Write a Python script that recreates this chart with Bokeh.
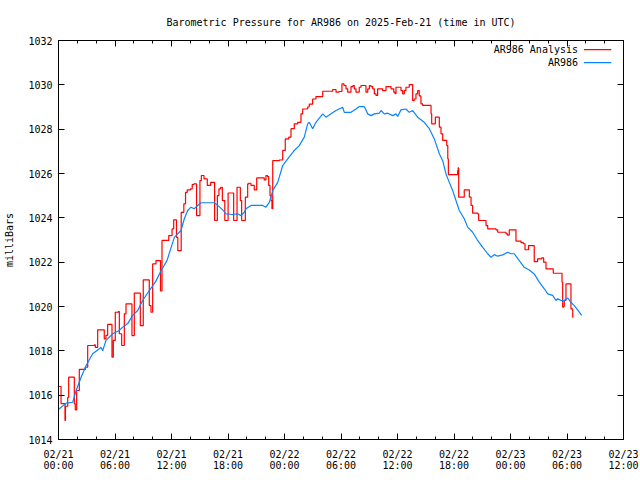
from bokeh.plotting import figure
from bokeh.models import Range1d, FixedTicker, LinearAxis, Label, BoxAnnotation
from bokeh.embed import file_html
from bokeh.resources import INLINE

# ---- data (hours since 2025-02-21 00:00 UTC, pressure in millibars) ----
analysis_hours = [
    0.05, 0.21, 0.27, 0.69, 0.74, 0.98, 1.08, 1.51, 1.68, 1.78, 1.93, 2.21, 2.74, 2.85,
    3.10, 3.80, 3.91, 4.16, 4.69, 4.86, 5.04, 5.22, 5.58, 5.68, 5.82, 6.03, 6.35, 6.46,
    6.71, 6.99, 7.17, 7.52, 7.80, 8.05, 8.58, 8.69, 9.00, 9.47, 9.64, 9.82, 10.00, 10.35,
    10.73, 10.83, 10.99, 11.36, 11.71, 12.06, 12.23, 12.42, 12.53, 12.67, 13.03, 13.31,
    13.49, 13.67, 14.02, 14.20, 14.37, 14.66, 15.02, 15.17, 15.45, 15.80, 16.16, 16.51,
    16.58, 16.87, 17.04, 17.22, 17.40, 17.66, 18.01, 18.50, 18.60, 18.96, 19.17, 19.31,
    19.45, 19.84, 20.09, 20.20, 20.44, 20.79, 21.05, 21.50, 21.85, 22.03, 22.19, 22.32,
    22.46, 22.56, 22.67, 22.75, 23.45, 23.81, 24.08, 24.45, 24.69, 25.04, 25.40, 25.75,
    25.93, 26.46, 26.63, 26.99, 27.34, 28.06, 28.94, 29.12, 29.47, 29.79, 30.10, 30.32,
    30.53, 30.71, 31.06, 31.27, 31.41, 31.59, 31.77, 31.94, 32.12, 32.47, 32.65, 32.84,
    33.01, 33.18, 33.37, 33.54, 33.72, 33.89, 34.25, 34.42, 34.78, 35.13, 35.31, 35.60,
    35.74, 35.84, 36.20, 36.37, 36.55, 36.72, 36.90, 37.25, 37.43, 37.61, 37.78, 37.96,
    38.14, 38.31, 38.49, 38.67, 39.38, 39.56, 39.63, 39.88, 40.02, 40.27, 40.44, 40.62,
    40.80, 41.08, 41.23, 41.34, 41.40, 42.21, 42.39, 42.45, 42.50, 42.74, 43.09, 43.45,
    43.63, 43.81, 43.98, 44.51, 44.62, 45.22, 45.40, 45.58, 46.46, 46.64, 47.17, 47.52,
    47.68, 47.87, 48.40, 48.58, 49.12, 49.36, 49.54, 49.75, 49.91, 50.46, 50.52, 50.70,
    50.88, 51.31, 51.52, 51.77, 52.48, 52.54, 53.36, 53.47, 53.54, 53.62, 53.71, 53.89,
    54.35, 54.42, 54.60, 54.61,
]
analysis_mbar = [
    1016.39, 1016.39, 1015.62, 1014.86, 1015.50, 1015.90, 1016.81, 1016.81, 1015.61, 1015.34,
    1016.21, 1017.16, 1017.16, 1017.26, 1018.24, 1018.27, 1018.16, 1018.95, 1018.95, 1018.54,
    1018.70, 1019.19, 1019.19, 1017.71, 1018.47, 1019.74, 1019.77, 1018.77, 1018.24, 1019.67,
    1020.12, 1020.12, 1018.69, 1020.60, 1020.60, 1019.14, 1021.20, 1021.20, 1020.04, 1019.74,
    1021.92, 1022.07, 1022.07, 1020.70, 1022.98, 1022.98, 1023.20, 1023.50, 1023.91, 1023.91,
    1023.12, 1022.52, 1024.25, 1024.63, 1025.15, 1025.26, 1025.31, 1025.50, 1025.53, 1024.10,
    1025.68, 1025.91, 1025.76, 1025.46, 1025.60, 1025.60, 1023.88, 1025.00, 1025.31, 1025.38,
    1024.78, 1023.88, 1025.12, 1025.12, 1023.88, 1025.38, 1025.38, 1024.78, 1023.88, 1024.93,
    1025.53, 1025.56, 1025.46, 1025.26, 1025.80, 1025.80, 1025.71, 1025.91, 1025.86, 1025.46,
    1025.00, 1024.78, 1024.41, 1026.58, 1026.61, 1027.04, 1027.56, 1027.64, 1028.02, 1028.24,
    1028.31, 1028.69, 1028.91, 1029.00, 1029.13, 1029.36, 1029.47, 1029.71, 1029.71, 1029.79,
    1029.67, 1029.70, 1030.04, 1029.97, 1029.82, 1029.67, 1029.92, 1029.97, 1029.82, 1029.67,
    1029.67, 1029.89, 1029.97, 1029.97, 1029.67, 1029.82, 1029.97, 1029.92, 1029.82, 1029.59,
    1029.52, 1029.82, 1029.82, 1029.74, 1029.92, 1029.92, 1029.82, 1029.67, 1029.60, 1029.89,
    1029.89, 1029.74, 1029.59, 1029.74, 1029.89, 1030.01, 1030.01, 1029.29, 1029.36, 1029.59,
    1029.74, 1029.50, 1029.14, 1029.07, 1029.07, 1028.69, 1028.24, 1028.24, 1028.54, 1028.54,
    1028.09, 1027.79, 1027.49, 1027.49, 1027.26, 1026.66, 1025.95, 1025.95, 1026.13, 1026.26,
    1024.93, 1024.93, 1025.26, 1025.26, 1024.93, 1024.56, 1024.21, 1024.18, 1023.88, 1023.88,
    1023.65, 1023.50, 1023.46, 1023.35, 1023.35, 1023.28, 1023.22, 1023.46, 1023.46, 1022.95,
    1022.88, 1022.83, 1022.56, 1022.56, 1022.75, 1022.75, 1022.02, 1022.02, 1022.15, 1022.19,
    1022.00, 1021.70, 1021.70, 1021.50, 1021.50, 1021.10, 1019.97, 1020.00, 1020.27, 1021.02,
    1021.02, 1019.89, 1019.82, 1019.49,
]

station_hours = [
    0.00, 0.80, 1.51, 1.86, 2.39, 2.92, 3.63, 4.33, 4.51, 4.69, 5.04, 5.76, 6.46, 6.82,
    7.35, 7.88, 8.41, 8.94, 9.64, 10.28, 10.88, 11.52, 12.30, 13.01, 13.36, 13.72, 14.07,
    14.42, 14.78, 15.13, 16.54, 16.91, 17.44, 17.79, 18.50, 19.03, 19.38, 19.73, 19.91,
    20.44, 20.97, 21.68, 22.03, 22.39, 22.75, 23.28, 23.81, 24.34, 25.04, 25.57, 26.10,
    26.46, 26.63, 26.99, 27.34, 28.06, 28.41, 28.94, 29.47, 30.18, 30.35, 31.06, 31.59,
    31.94, 32.47, 32.84, 33.18, 33.54, 34.07, 34.25, 34.60, 34.96, 35.49, 35.84, 36.02,
    36.37, 36.90, 37.25, 37.61, 38.14, 38.84, 39.38, 39.91, 40.27, 40.44, 40.80, 41.15,
    41.50, 41.86, 42.21, 42.56, 43.09, 43.45, 43.98, 44.51, 45.05, 45.58, 45.93, 46.28,
    46.64, 47.17, 47.70, 48.05, 48.40, 48.93, 49.46, 49.99, 50.52, 51.06, 51.59, 51.95,
    52.48, 52.83, 53.01, 53.36, 53.71, 54.07, 54.42, 54.77, 55.13, 55.56,
]
station_mbar = [
    1015.35, 1015.64, 1015.68, 1016.20, 1016.80, 1017.33, 1017.87, 1018.09, 1018.16, 1018.00,
    1018.47, 1018.77, 1018.92, 1019.07, 1019.23, 1019.60, 1019.82, 1020.27, 1020.72, 1021.10,
    1021.60, 1022.07, 1023.12, 1023.43, 1023.96, 1024.33, 1024.48, 1024.41, 1024.56, 1024.68,
    1024.68, 1024.56, 1024.36, 1024.18, 1024.15, 1024.18, 1024.10, 1024.25, 1024.41, 1024.56,
    1024.56, 1024.56, 1024.48, 1024.70, 1025.23, 1025.60, 1026.36, 1026.66, 1027.04, 1027.26,
    1027.64, 1028.24, 1028.31, 1028.02, 1028.31, 1028.69, 1028.54, 1028.69, 1028.84, 1028.99,
    1028.76, 1028.76, 1028.91, 1029.02, 1029.02, 1028.69, 1028.61, 1028.69, 1028.72, 1028.84,
    1028.69, 1028.72, 1028.61, 1028.69, 1028.57, 1028.87, 1028.91, 1028.76, 1028.84, 1028.54,
    1028.31, 1028.02, 1027.56, 1027.11, 1026.89, 1026.58, 1025.98, 1025.60, 1025.23, 1024.78,
    1024.33, 1023.96, 1023.58, 1023.35, 1022.98, 1022.67, 1022.38, 1022.22, 1022.34, 1022.27,
    1022.33, 1022.45, 1022.38, 1022.38, 1022.07, 1021.77, 1021.65, 1021.47, 1021.10, 1020.80,
    1020.57, 1020.50, 1020.27, 1020.35, 1020.27, 1020.27, 1020.39, 1020.19, 1020.04, 1019.85,
    1019.60,
]

x_tick_hours = [0, 6, 12, 18, 24, 30, 36, 42, 48, 54, 60]
x_tick_labels = ["02/21\n00:00", "02/21\n06:00", "02/21\n12:00", "02/21\n18:00",
                 "02/22\n00:00", "02/22\n06:00", "02/22\n12:00", "02/22\n18:00",
                 "02/23\n00:00", "02/23\n06:00", "02/23\n12:00"]
x_minor_hours = list(range(0, 61, 2))
y_ticks = [1014, 1016, 1018, 1020, 1022, 1024, 1026, 1028, 1030, 1032]

TITLE = "Barometric Pressure for AR986 on 2025-Feb-21 (time in UTC)"
Y_LABEL = "milliBars"
SERIES_NAMES = ["AR986 Analysis", "AR986"]
COLORS = ["#ff0000", "#0a84ff"]

FONT = "DejaVu Sans Mono"
FS = "10px"

p = figure(frame_width=565, frame_height=399,
           x_range=Range1d(0, 60), y_range=Range1d(1014, 1032),
           output_backend="svg", toolbar_location=None,
           min_border_left=58, min_border_right=17,
           min_border_top=40, min_border_bottom=41,
           background_fill_color="white", border_fill_color="white")

p.title.text = TITLE
p.title.align = "center"
p.title.text_font = FONT
p.title.text_font_size = FS
p.title.text_font_style = "normal"
p.title.text_color = "black"
p.title.standoff = 25

p.xgrid.visible = False
p.ygrid.visible = False
p.outline_line_color = "black"
p.outline_line_width = 1


def style_axis(ax, show_labels=True):
    ax.axis_line_color = "black"
    ax.major_tick_line_color = "black"
    ax.minor_tick_line_color = "black"
    ax.major_tick_in = 6
    ax.major_tick_out = 0
    ax.minor_tick_in = 3
    ax.minor_tick_out = 0
    ax.major_label_text_font = FONT
    ax.major_label_text_font_size = FS if show_labels else "0px"
    ax.major_label_text_color = "black"
    if not show_labels:
        ax.major_label_standoff = 0


xticker = FixedTicker(ticks=x_tick_hours, minor_ticks=x_minor_hours)
yticker = FixedTicker(ticks=y_ticks, minor_ticks=[])

xa = p.xaxis[0]
xa.ticker = xticker
xa.major_label_overrides = {h: lab for h, lab in zip(x_tick_hours, x_tick_labels)}
style_axis(xa)
xa.major_label_standoff = 9
xa.major_label_text_line_height = 1.0

ya = p.yaxis[0]
ya.ticker = yticker
style_axis(ya)
ya.major_label_standoff = 6
ya.axis_label = Y_LABEL
ya.axis_label_text_font = FONT
ya.axis_label_text_font_size = FS
ya.axis_label_text_font_style = "normal"
ya.axis_label_text_color = "black"
ya.axis_label_standoff = 10

top_ax = LinearAxis(ticker=xticker)
style_axis(top_ax, show_labels=False)
top_ax.major_label_overrides = {h: "" for h in x_tick_hours}
p.add_layout(top_ax, "above")

right_ax = LinearAxis(ticker=yticker)
style_axis(right_ax, show_labels=False)
right_ax.major_label_overrides = {t: "" for t in y_ticks}
p.add_layout(right_ax, "right")

p.step(analysis_hours, analysis_mbar, mode="after", line_color=COLORS[0], line_width=1.2)
p.line(station_hours, station_mbar, line_color=COLORS[1], line_width=1.2)

# legend in gnuplot style: text on the left, line sample on the right (data-space placement)
legend_text_x = 55.17
legend_line_x = (55.8, 58.7)
legend_rows_y = [1031.59, 1031.0]
for name, col, ly in zip(SERIES_NAMES, COLORS, legend_rows_y):
    p.add_layout(Label(x=legend_text_x, y=ly, text=name,
                       text_align="right", text_baseline="middle",
                       text_font=FONT, text_font_size=FS, text_color="black"))
    p.add_layout(BoxAnnotation(left=legend_line_x[0], right=legend_line_x[1],
                               bottom=ly - 0.03, top=ly + 0.03,
                               fill_color=col, fill_alpha=1, line_color=None))

open("out.html", "w").write(file_html(p, INLINE))
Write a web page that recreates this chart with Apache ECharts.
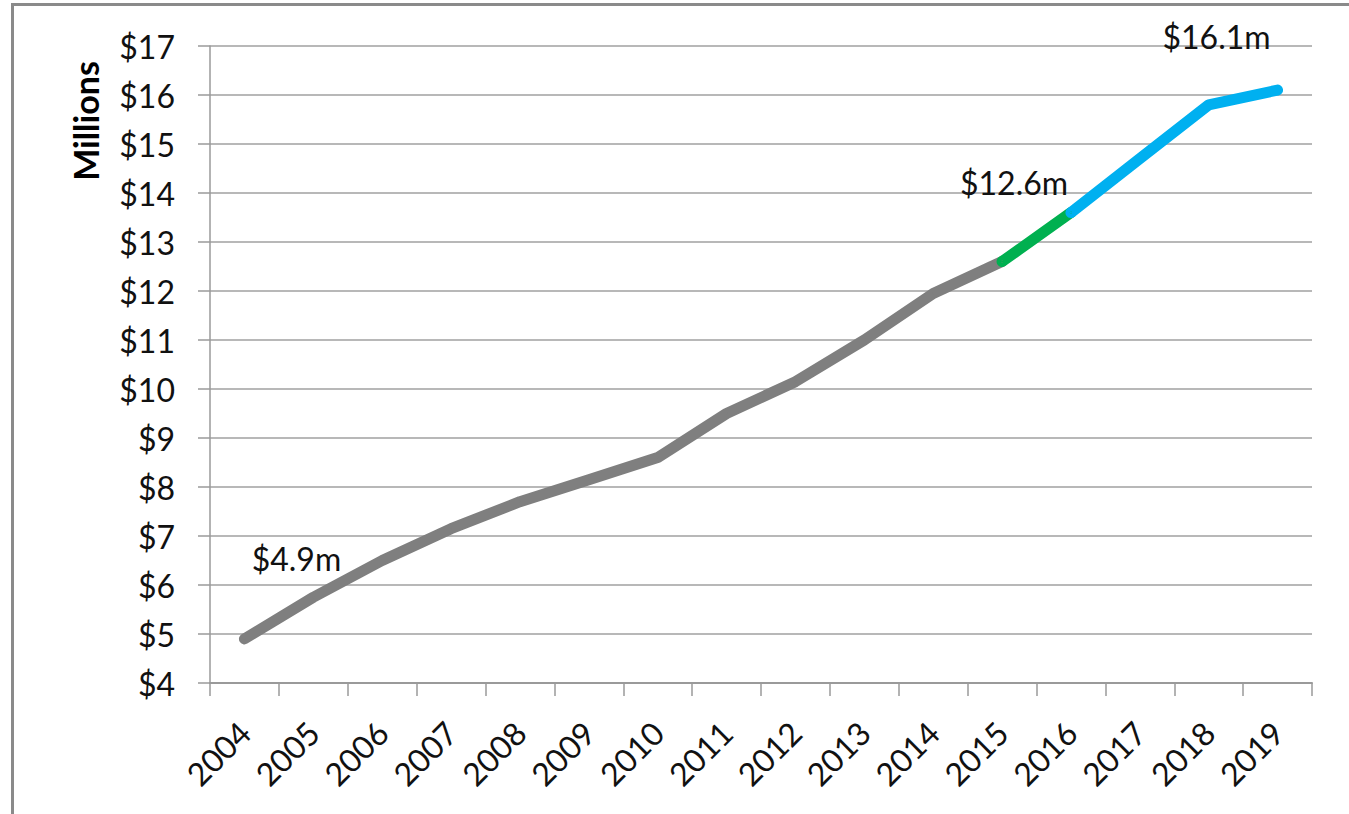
◆ ◆ ◆ ◆ ◆ ◆ ◆
#### Your objective:
Only the lines from the top of the records through the line with "from bokeh.resources import INLINE" belong in the copy; write them out exactly, leaving out pictures.

#### Right answer:
Write a Python script that recreates this chart with Bokeh.
from bokeh.plotting import figure
from bokeh.models import Range1d, FixedTicker, LinearAxis, Label, BoxAnnotation
from bokeh.embed import file_html
from bokeh.resources import INLINE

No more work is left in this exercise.